As we lament the situation of the world we are in today and wonder where we go from here, Gandalf’s advice rings true. Our responsibility as Christians is to follow Jesus’ command in His sermon on the mount to be “light” and “salt” to the world, not antagonistic and angry, yet at the same time not agreeing and conforming. To be distinct from the world not because we hate them, but because we love the lost sinners. Not compromising, but serving and loving not for our own praise but for the glory of God.
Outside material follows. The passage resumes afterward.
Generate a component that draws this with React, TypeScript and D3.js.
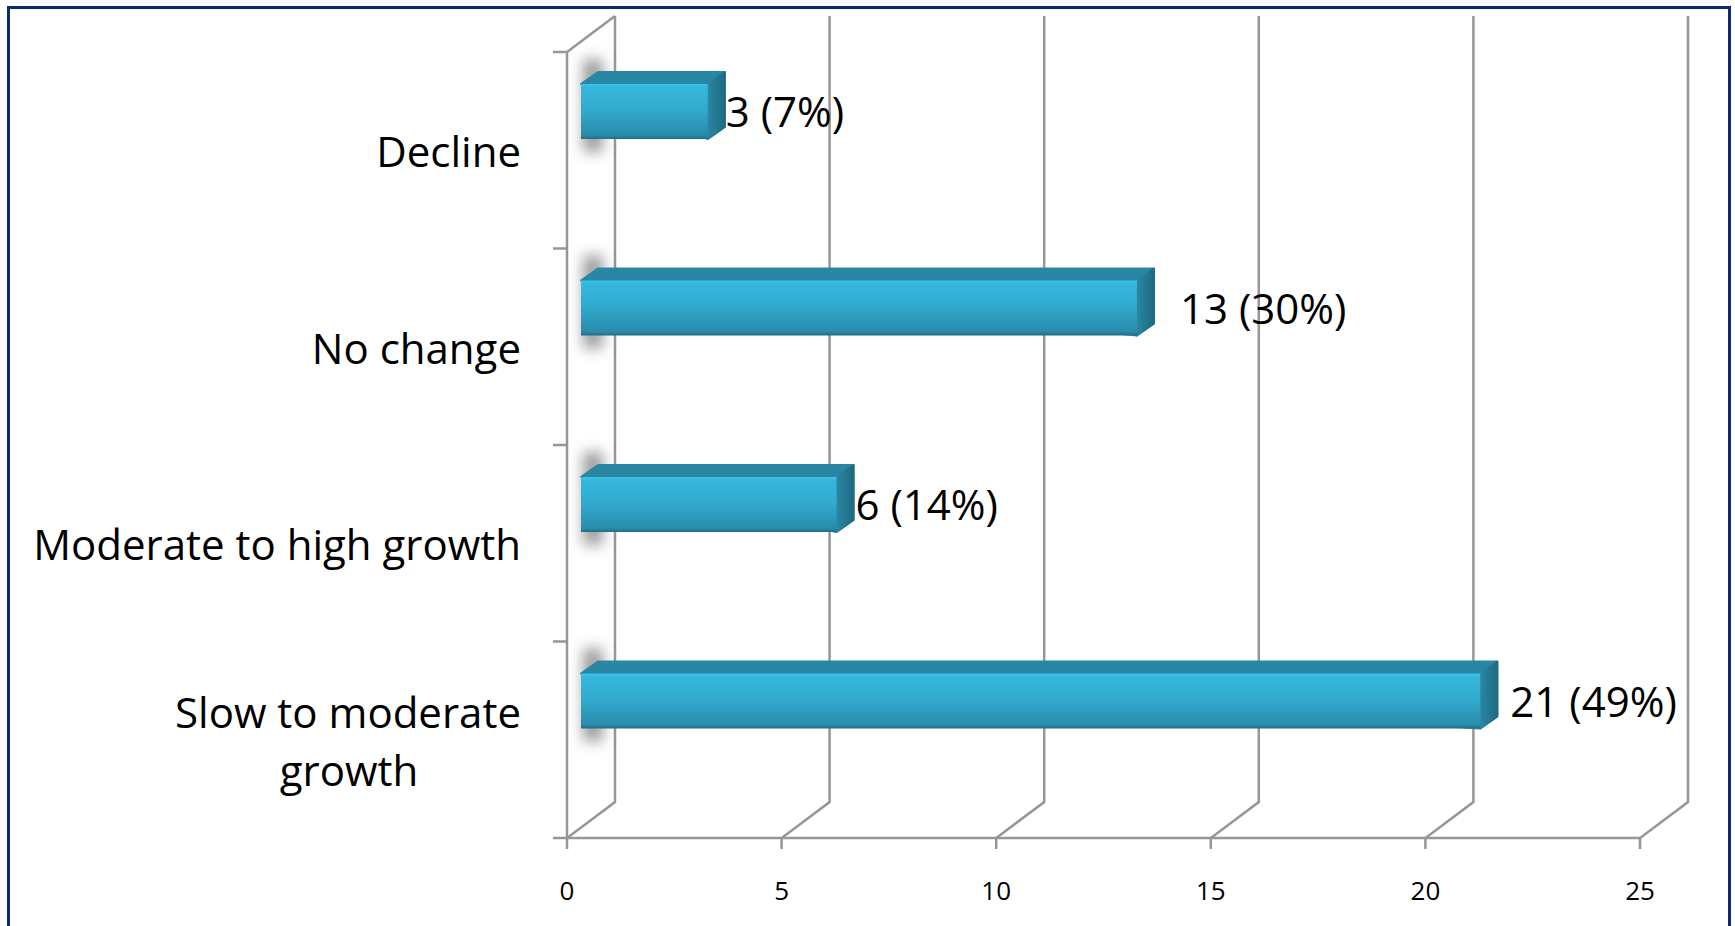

From my limited understanding of this Amazon series, I’m not sure it’s possible to “stay close to the books. The plan from what I’ve read is to flesh out the back story, i.e., the sort of stuff that appears in the appendices of Return of the King. Tolkien’s style in those sections is basically “summary.” Sure, there are character names of various kings, etc. but they’re not well-developed characters. The plot points are painted in very broad strokes much like “Chronicles” in the Old Testament. If you made a TV series about some of the obscure kings in Chronicles, there’d be a lot of room for “not staying close to the book” because, well, we’re talking about turning, say, 20 sentences of prose into 3 hours of television.
Be kind. He probably meant The Hobbit, which is fundamentally a children’s story.
Solo was really good. Followed the Marvel formula, don’t make the movie expected. It’s a heist movie in the Star Wars universe. And really with The Silmarilion, the Appendixes and other stuff the back story of LOTR is there’s just not in “normal” narrative form.
I’ve seen enough films based on Tolkien. I read all the books in college in the seventies, including The Silmarillion. I enjoyed Peter Jackson’s LOTR trilogy, but I barely could get through the overblown mess that was The Hobbit Trilogy. Besides, anything new will be so woke as to be vomit-inducing, and it’s from Amazon Post, so “pass”.
I wouldn’t have spoken if it were BS. We just had damned good teachers in St. Louis back in the day.